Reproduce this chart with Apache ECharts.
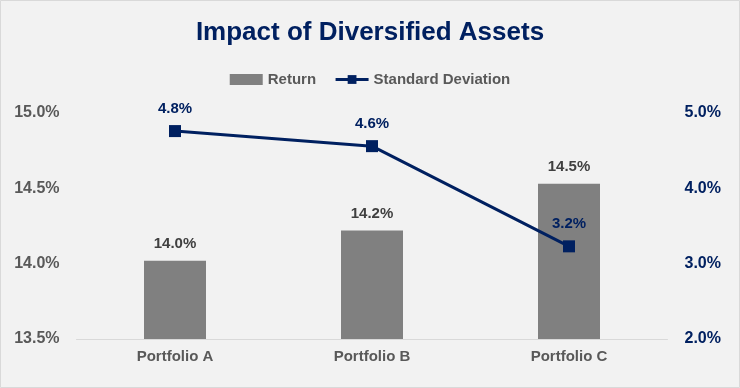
<!DOCTYPE html>
<html><head><meta charset="utf-8">
<script src="https://cdn.jsdelivr.net/npm/echarts@6/dist/echarts.min.js"></script>
<style>html,body{margin:0;padding:0;background:#f2f2f2}#c{width:740px;height:388px}</style>
</head><body><div id="c"></div>
<script>
var categories = ['Portfolio A', 'Portfolio B', 'Portfolio C'];
var returnValues = [14.02, 14.22, 14.53];
var stdDevValues = [4.76, 4.56, 3.23];
var leftTicks = [13.5, 14.0, 14.5, 15.0];
var rightTicks = [2.0, 3.0, 4.0, 5.0];

var FONT = "'Liberation Sans', Arial, sans-serif";
var GRAY = '#595959', NAVY = '#002060';
var chart = echarts.init(document.getElementById('c'), null, {renderer: 'canvas'});
chart.setOption({
  backgroundColor: '#f2f2f2',
  animation: false,
  textStyle: {fontFamily: FONT},
  graphic: [{type: 'rect', shape: {x: 0.5, y: 0.5, width: 739, height: 387}, style: {fill: 'none', stroke: '#d9d9d9', lineWidth: 1}, silent: true}],
  title: {text: 'Impact of Diversified Assets', left: 'center', top: 15,
    textStyle: {fontFamily: FONT, fontSize: 26, fontWeight: 'bold', color: NAVY}},
  legend: {top: 67, left: 'center', itemGap: 18, itemWidth: 33, itemHeight: 11,
    lineStyle: {width: 3},
    textStyle: {fontFamily: FONT, fontSize: 15, fontWeight: 'bold', color: GRAY},
    data: [{name: 'Return', icon: 'rect'}, {name: 'Standard Deviation'}]},
  grid: {left: 76.5, right: 72.5, top: 113, bottom: 49, containLabel: false},
  xAxis: {type: 'category', data: categories,
    axisLine: {lineStyle: {color: '#d9d9d9'}}, axisTick: {show: false},
    axisLabel: {margin: 10, fontFamily: FONT, fontSize: 15, fontWeight: 'bold', color: GRAY}},
  yAxis: [
    {type: 'value', min: leftTicks[0], max: leftTicks[leftTicks.length - 1], interval: 0.5,
      splitLine: {show: false}, axisLine: {show: false}, axisTick: {show: false},
      axisLabel: {margin: 17, fontFamily: FONT, fontSize: 16, fontWeight: 'bold', color: GRAY,
        formatter: function (v) { return v.toFixed(1) + '%'; }}},
    {type: 'value', min: rightTicks[0], max: rightTicks[rightTicks.length - 1], interval: 1,
      splitLine: {show: false}, axisLine: {show: false}, axisTick: {show: false},
      axisLabel: {margin: 17, fontFamily: FONT, fontSize: 16, fontWeight: 'bold', color: NAVY,
        formatter: function (v) { return v.toFixed(1) + '%'; }}}
  ],
  series: [
    {name: 'Return', type: 'bar', data: returnValues, barWidth: 62, yAxisIndex: 0,
      itemStyle: {color: '#808080'},
      label: {show: true, position: 'top', distance: 9, fontFamily: FONT, fontSize: 15, fontWeight: 'bold', color: '#404040',
        formatter: function (p) { return p.value.toFixed(1) + '%'; }}},
    {name: 'Standard Deviation', type: 'line', data: stdDevValues, yAxisIndex: 1,
      symbol: 'rect', symbolSize: 12, lineStyle: {color: NAVY, width: 3}, itemStyle: {color: NAVY},
      label: {show: true, position: 'top', distance: 9, fontFamily: FONT, fontSize: 15, fontWeight: 'bold', color: NAVY,
        formatter: function (p) { return p.value.toFixed(1) + '%'; }}}
  ]
});
</script></body></html>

+-------+

* **Your instructions**
Return nothing but the lines running from the start of the data to the line with "var rightTicks = [2.0, 3.0, 4.0, 5.0];", please, both ends included and no pictures.

* **Solution to this exercise**
Reproduce this chart with Apache ECharts.
<!DOCTYPE html>
<html><head><meta charset="utf-8">
<script src="https://cdn.jsdelivr.net/npm/echarts@6/dist/echarts.min.js"></script>
<style>html,body{margin:0;padding:0;background:#f2f2f2}#c{width:740px;height:388px}</style>
</head><body><div id="c"></div>
<script>
var categories = ['Portfolio A', 'Portfolio B', 'Portfolio C'];
var returnValues = [14.02, 14.22, 14.53];
var stdDevValues = [4.76, 4.56, 3.23];
var leftTicks = [13.5, 14.0, 14.5, 15.0];
var rightTicks = [2.0, 3.0, 4.0, 5.0];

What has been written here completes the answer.